STATED TASK:
Extract all lines containing "this".

PROVIDED INFORMATION:
►

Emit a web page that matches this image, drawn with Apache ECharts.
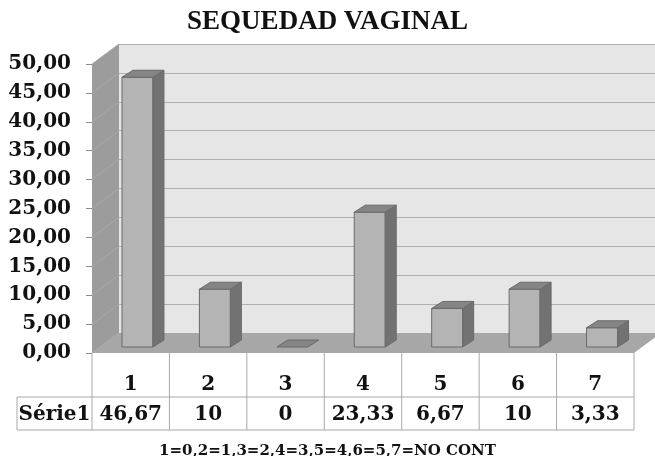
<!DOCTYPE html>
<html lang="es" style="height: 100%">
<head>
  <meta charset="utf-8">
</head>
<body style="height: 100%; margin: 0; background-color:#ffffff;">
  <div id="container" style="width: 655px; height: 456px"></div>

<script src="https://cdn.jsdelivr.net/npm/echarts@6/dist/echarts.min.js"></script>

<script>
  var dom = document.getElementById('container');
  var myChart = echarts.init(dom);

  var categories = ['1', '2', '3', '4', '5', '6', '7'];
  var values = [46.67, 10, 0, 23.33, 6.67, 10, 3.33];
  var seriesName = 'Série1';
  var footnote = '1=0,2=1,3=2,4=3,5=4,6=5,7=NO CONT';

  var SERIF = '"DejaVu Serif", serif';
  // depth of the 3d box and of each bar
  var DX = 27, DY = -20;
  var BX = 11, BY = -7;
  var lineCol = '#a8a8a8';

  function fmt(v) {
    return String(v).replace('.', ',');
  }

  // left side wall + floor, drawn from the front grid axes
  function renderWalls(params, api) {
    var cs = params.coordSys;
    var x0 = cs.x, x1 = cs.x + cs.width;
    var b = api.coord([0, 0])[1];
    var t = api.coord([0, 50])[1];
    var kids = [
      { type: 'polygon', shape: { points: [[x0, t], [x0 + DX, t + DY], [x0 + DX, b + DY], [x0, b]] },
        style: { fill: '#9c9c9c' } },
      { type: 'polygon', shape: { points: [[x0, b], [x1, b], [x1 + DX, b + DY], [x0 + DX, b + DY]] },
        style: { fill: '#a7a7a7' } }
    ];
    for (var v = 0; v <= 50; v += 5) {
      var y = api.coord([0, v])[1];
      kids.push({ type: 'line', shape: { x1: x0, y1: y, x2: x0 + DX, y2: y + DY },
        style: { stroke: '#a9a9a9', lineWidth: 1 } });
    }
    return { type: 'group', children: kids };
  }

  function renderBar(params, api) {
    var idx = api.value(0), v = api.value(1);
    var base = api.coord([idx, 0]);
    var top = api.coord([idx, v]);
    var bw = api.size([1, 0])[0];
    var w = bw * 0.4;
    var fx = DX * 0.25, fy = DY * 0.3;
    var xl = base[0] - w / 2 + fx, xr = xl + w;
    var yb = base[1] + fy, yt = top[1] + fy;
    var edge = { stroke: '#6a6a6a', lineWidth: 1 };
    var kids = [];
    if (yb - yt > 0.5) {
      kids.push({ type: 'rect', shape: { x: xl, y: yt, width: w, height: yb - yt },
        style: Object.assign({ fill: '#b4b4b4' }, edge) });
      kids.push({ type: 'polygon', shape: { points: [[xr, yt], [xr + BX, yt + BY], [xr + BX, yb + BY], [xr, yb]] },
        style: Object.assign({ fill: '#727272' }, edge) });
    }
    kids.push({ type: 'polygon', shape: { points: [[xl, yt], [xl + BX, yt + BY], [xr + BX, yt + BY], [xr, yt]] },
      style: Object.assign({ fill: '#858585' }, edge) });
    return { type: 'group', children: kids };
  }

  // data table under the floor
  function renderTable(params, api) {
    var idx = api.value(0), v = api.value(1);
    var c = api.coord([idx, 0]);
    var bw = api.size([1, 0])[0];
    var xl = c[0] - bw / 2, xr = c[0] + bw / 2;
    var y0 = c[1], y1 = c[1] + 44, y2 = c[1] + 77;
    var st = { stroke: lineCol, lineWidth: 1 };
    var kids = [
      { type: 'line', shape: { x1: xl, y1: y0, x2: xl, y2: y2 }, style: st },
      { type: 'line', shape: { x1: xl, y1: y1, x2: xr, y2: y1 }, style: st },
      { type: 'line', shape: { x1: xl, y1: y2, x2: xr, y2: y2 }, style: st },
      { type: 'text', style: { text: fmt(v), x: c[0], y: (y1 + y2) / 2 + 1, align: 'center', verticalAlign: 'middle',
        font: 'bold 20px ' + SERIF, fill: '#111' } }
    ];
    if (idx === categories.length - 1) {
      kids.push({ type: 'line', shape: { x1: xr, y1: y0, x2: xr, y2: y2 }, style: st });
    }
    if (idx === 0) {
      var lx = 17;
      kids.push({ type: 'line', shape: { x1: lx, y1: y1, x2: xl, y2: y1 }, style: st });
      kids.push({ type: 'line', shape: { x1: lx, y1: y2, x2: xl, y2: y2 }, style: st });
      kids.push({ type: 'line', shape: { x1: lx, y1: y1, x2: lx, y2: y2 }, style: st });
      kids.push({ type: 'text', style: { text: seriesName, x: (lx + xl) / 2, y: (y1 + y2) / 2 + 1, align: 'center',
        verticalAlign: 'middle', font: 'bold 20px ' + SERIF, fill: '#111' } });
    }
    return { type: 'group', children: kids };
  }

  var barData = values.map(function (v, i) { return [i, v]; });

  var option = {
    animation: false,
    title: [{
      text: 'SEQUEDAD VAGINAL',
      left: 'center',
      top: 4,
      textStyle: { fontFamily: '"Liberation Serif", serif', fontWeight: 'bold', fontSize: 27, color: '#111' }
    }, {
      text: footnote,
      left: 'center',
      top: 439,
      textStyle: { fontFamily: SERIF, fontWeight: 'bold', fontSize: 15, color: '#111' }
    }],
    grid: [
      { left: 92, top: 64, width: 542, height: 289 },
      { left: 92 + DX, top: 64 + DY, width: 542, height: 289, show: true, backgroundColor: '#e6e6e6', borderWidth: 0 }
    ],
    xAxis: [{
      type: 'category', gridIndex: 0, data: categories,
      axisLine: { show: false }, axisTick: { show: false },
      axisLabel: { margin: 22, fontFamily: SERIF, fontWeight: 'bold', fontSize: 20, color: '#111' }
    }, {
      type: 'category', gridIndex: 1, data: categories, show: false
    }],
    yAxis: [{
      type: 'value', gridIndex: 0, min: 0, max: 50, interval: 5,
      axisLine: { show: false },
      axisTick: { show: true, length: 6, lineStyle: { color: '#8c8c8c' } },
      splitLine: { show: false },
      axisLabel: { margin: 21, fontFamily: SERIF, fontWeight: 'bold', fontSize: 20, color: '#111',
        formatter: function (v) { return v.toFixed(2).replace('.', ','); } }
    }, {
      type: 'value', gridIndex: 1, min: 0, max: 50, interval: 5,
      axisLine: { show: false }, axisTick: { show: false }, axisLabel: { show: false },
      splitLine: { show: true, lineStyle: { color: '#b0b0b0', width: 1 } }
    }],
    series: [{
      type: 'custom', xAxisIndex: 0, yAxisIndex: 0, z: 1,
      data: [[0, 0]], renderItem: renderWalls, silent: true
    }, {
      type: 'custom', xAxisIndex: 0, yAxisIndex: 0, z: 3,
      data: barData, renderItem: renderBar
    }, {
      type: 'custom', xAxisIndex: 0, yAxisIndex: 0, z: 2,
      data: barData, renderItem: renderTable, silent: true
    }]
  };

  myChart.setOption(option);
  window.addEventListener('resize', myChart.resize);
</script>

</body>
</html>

◄
►

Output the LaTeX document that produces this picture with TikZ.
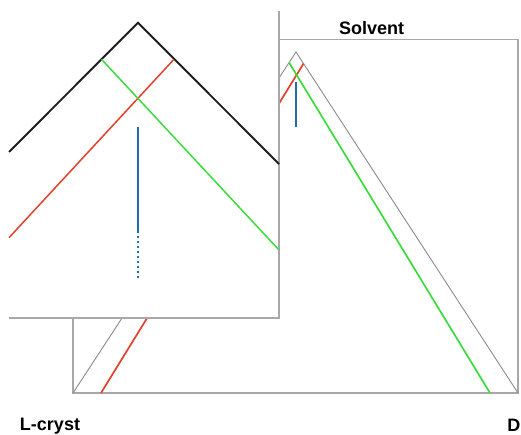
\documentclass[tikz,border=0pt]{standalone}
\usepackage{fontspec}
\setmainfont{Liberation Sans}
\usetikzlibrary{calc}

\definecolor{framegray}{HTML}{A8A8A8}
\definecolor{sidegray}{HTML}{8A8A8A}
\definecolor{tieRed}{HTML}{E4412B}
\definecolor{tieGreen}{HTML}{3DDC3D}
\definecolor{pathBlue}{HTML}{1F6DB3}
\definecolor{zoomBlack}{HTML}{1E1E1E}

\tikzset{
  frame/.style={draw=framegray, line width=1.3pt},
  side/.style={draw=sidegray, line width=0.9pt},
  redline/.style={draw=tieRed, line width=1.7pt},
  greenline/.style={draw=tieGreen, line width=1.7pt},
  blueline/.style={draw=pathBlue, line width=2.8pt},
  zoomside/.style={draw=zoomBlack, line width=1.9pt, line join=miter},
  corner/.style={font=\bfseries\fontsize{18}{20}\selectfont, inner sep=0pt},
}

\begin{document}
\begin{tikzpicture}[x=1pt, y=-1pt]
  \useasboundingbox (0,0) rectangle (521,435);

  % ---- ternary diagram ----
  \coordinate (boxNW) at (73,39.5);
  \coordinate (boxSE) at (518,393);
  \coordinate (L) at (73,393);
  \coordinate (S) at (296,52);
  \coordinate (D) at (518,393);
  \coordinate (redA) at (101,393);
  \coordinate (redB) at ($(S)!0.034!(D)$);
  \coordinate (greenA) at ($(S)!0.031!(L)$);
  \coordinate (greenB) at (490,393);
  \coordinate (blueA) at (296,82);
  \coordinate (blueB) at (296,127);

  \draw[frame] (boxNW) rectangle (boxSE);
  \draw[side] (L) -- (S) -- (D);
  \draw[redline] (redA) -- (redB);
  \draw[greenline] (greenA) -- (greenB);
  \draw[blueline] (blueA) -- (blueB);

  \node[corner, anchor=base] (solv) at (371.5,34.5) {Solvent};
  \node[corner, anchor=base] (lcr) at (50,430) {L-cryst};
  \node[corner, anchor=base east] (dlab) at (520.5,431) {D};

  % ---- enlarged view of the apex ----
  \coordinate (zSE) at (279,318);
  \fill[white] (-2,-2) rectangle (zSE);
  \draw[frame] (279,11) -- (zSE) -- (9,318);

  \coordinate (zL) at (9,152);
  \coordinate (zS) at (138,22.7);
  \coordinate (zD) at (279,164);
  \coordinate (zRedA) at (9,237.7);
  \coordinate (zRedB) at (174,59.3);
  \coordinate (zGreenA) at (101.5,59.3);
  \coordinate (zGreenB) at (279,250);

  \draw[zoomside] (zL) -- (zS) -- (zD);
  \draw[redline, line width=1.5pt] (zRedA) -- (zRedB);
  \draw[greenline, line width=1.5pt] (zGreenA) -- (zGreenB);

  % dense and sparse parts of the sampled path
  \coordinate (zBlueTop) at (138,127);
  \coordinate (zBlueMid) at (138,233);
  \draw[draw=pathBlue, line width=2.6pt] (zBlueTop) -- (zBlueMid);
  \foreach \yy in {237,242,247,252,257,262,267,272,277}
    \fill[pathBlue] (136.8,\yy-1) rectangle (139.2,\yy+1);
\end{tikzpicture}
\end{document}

◄
►

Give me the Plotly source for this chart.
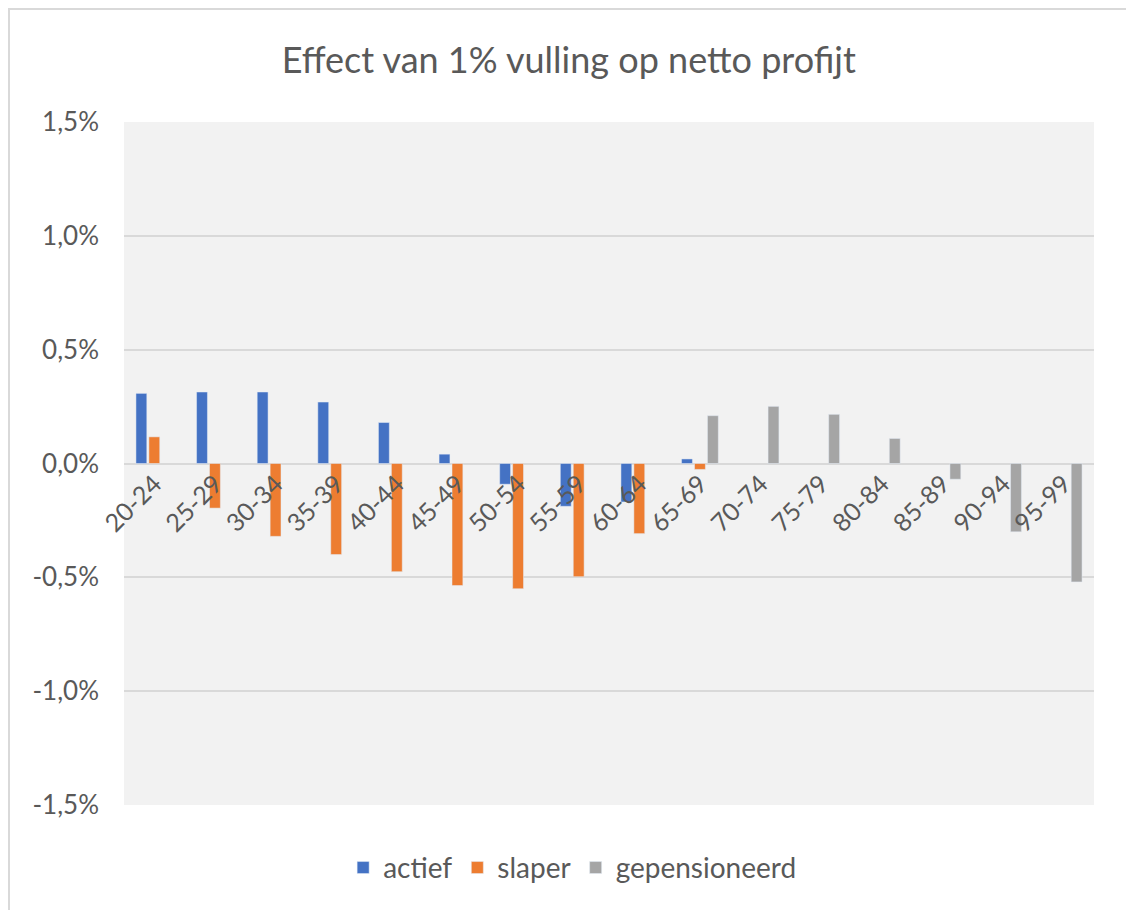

◄

WRITTEN RESPONSE:
Emit a web page that matches this image, drawn with Apache ECharts.
Output the LaTeX document that produces this picture with TikZ.
Give me the Plotly source for this chart.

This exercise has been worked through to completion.